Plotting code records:
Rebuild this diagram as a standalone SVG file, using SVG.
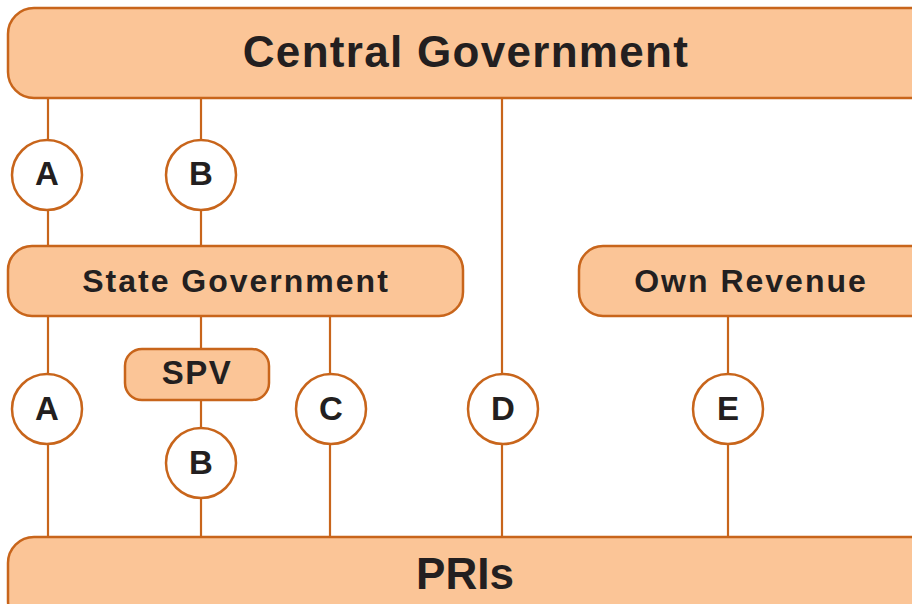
<svg xmlns="http://www.w3.org/2000/svg" width="912" height="604" viewBox="0 0 912 604">
  <style>
    .box { fill: #FBC597; stroke: #C8651B; stroke-width: 2.5; }
    .dot { fill: #FFFFFF; stroke: #C8651B; stroke-width: 2.5; }
    .wire { stroke: #C8651B; stroke-width: 2.2; fill: none; }
    text { font-family: "Liberation Sans", Arial, sans-serif; font-weight: bold; fill: #231F20; text-anchor: middle; }
    .big { font-size: 44px; letter-spacing: 1.3px; }
    .mid { font-size: 32px; letter-spacing: 2px; }
    .spv { font-size: 33px; letter-spacing: 1.5px; }
    .lbl { font-size: 33px; }
    .pri { font-size: 44px; }
  </style>
  <rect width="912" height="604" fill="#FFFFFF"/>

  <!-- connectors -->
  <g id="connectors" class="wire">
    <line x1="48" y1="98" x2="48" y2="246"/>
    <line x1="201" y1="98" x2="201" y2="246"/>
    <line x1="502" y1="98" x2="502" y2="538"/>
    <line x1="48" y1="316" x2="48" y2="538"/>
    <line x1="201" y1="316" x2="201" y2="349"/>
    <line x1="201" y1="400" x2="201" y2="538"/>
    <line x1="330" y1="316" x2="330" y2="538"/>
    <line x1="728" y1="316" x2="728" y2="538"/>
  </g>

  <g id="central-government">
    <rect class="box" x="8" y="8" width="930" height="90" rx="26"/>
    <text class="big" x="466" y="67">Central Government</text>
  </g>

  <g id="state-government">
    <rect class="box" x="8" y="246" width="455" height="70" rx="24"/>
    <text class="mid" x="236" y="292">State Government</text>
  </g>

  <g id="own-revenue">
    <rect class="box" x="579" y="246" width="360" height="70" rx="24"/>
    <text class="mid" x="751" y="292">Own Revenue</text>
  </g>

  <g id="spv">
    <rect class="box" x="125" y="349" width="144" height="51" rx="17"/>
    <text class="spv" x="197" y="384">SPV</text>
  </g>

  <g id="pris">
    <rect class="box" x="8" y="537" width="930" height="90" rx="26"/>
    <text class="pri" x="465" y="589">PRIs</text>
  </g>

  <g id="a-top"><circle class="dot" cx="47" cy="175" r="35"/><text class="lbl" x="47" y="185">A</text></g>
  <g id="b-top"><circle class="dot" cx="201" cy="175" r="35"/><text class="lbl" x="201" y="185">B</text></g>
  <g id="a-low"><circle class="dot" cx="47" cy="409" r="35"/><text class="lbl" x="47" y="420">A</text></g>
  <g id="b-low"><circle class="dot" cx="201" cy="463" r="35"/><text class="lbl" x="201" y="474">B</text></g>
  <g id="c-low"><circle class="dot" cx="331" cy="409" r="35"/><text class="lbl" x="331" y="420">C</text></g>
  <g id="d-low"><circle class="dot" cx="503" cy="409" r="35"/><text class="lbl" x="503" y="420">D</text></g>
  <g id="e-low"><circle class="dot" cx="728" cy="409" r="35"/><text class="lbl" x="728" y="420">E</text></g>
</svg>
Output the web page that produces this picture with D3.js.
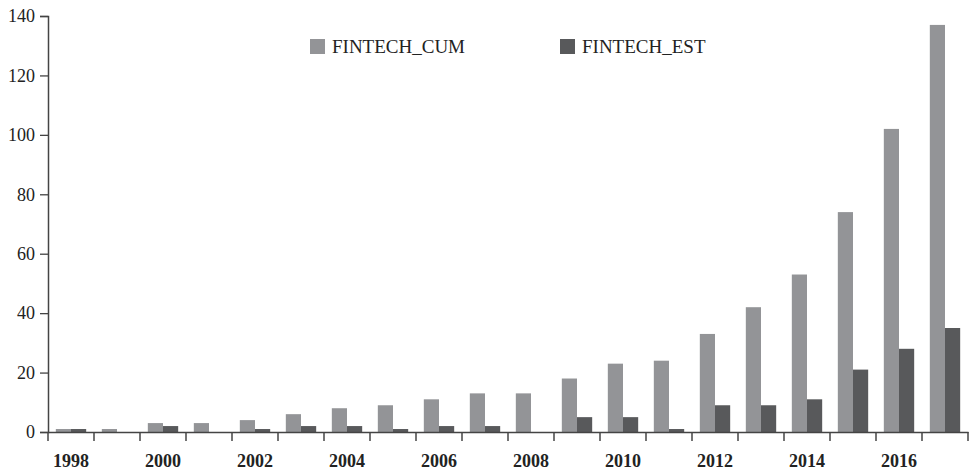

#### [Aim of the exercise]
Repeat the entries exactly and keep the pictures out of the copy.

#### [Solution]
Rebuild this diagram as a standalone SVG file, using SVG.
<svg xmlns="http://www.w3.org/2000/svg" width="912" height="604" viewBox="0 0 912 604">
  <style>
    .box { fill: #FBC597; stroke: #C8651B; stroke-width: 2.5; }
    .dot { fill: #FFFFFF; stroke: #C8651B; stroke-width: 2.5; }
    .wire { stroke: #C8651B; stroke-width: 2.2; fill: none; }
    text { font-family: "Liberation Sans", Arial, sans-serif; font-weight: bold; fill: #231F20; text-anchor: middle; }
    .big { font-size: 44px; letter-spacing: 1.3px; }
    .mid { font-size: 32px; letter-spacing: 2px; }
    .spv { font-size: 33px; letter-spacing: 1.5px; }
    .lbl { font-size: 33px; }
    .pri { font-size: 44px; }
  </style>
  <rect width="912" height="604" fill="#FFFFFF"/>

  <!-- connectors -->
  <g id="connectors" class="wire">
    <line x1="48" y1="98" x2="48" y2="246"/>
    <line x1="201" y1="98" x2="201" y2="246"/>
    <line x1="502" y1="98" x2="502" y2="538"/>
    <line x1="48" y1="316" x2="48" y2="538"/>
    <line x1="201" y1="316" x2="201" y2="349"/>
    <line x1="201" y1="400" x2="201" y2="538"/>
    <line x1="330" y1="316" x2="330" y2="538"/>
    <line x1="728" y1="316" x2="728" y2="538"/>
  </g>

  <g id="central-government">
    <rect class="box" x="8" y="8" width="930" height="90" rx="26"/>
    <text class="big" x="466" y="67">Central Government</text>
  </g>

  <g id="state-government">
    <rect class="box" x="8" y="246" width="455" height="70" rx="24"/>
    <text class="mid" x="236" y="292">State Government</text>
  </g>

  <g id="own-revenue">
    <rect class="box" x="579" y="246" width="360" height="70" rx="24"/>
    <text class="mid" x="751" y="292">Own Revenue</text>
  </g>

  <g id="spv">
    <rect class="box" x="125" y="349" width="144" height="51" rx="17"/>
    <text class="spv" x="197" y="384">SPV</text>
  </g>

  <g id="pris">
    <rect class="box" x="8" y="537" width="930" height="90" rx="26"/>
    <text class="pri" x="465" y="589">PRIs</text>
  </g>

  <g id="a-top"><circle class="dot" cx="47" cy="175" r="35"/><text class="lbl" x="47" y="185">A</text></g>
  <g id="b-top"><circle class="dot" cx="201" cy="175" r="35"/><text class="lbl" x="201" y="185">B</text></g>
  <g id="a-low"><circle class="dot" cx="47" cy="409" r="35"/><text class="lbl" x="47" y="420">A</text></g>
  <g id="b-low"><circle class="dot" cx="201" cy="463" r="35"/><text class="lbl" x="201" y="474">B</text></g>
  <g id="c-low"><circle class="dot" cx="331" cy="409" r="35"/><text class="lbl" x="331" y="420">C</text></g>
  <g id="d-low"><circle class="dot" cx="503" cy="409" r="35"/><text class="lbl" x="503" y="420">D</text></g>
  <g id="e-low"><circle class="dot" cx="728" cy="409" r="35"/><text class="lbl" x="728" y="420">E</text></g>
</svg>
Output the web page that produces this picture with D3.js.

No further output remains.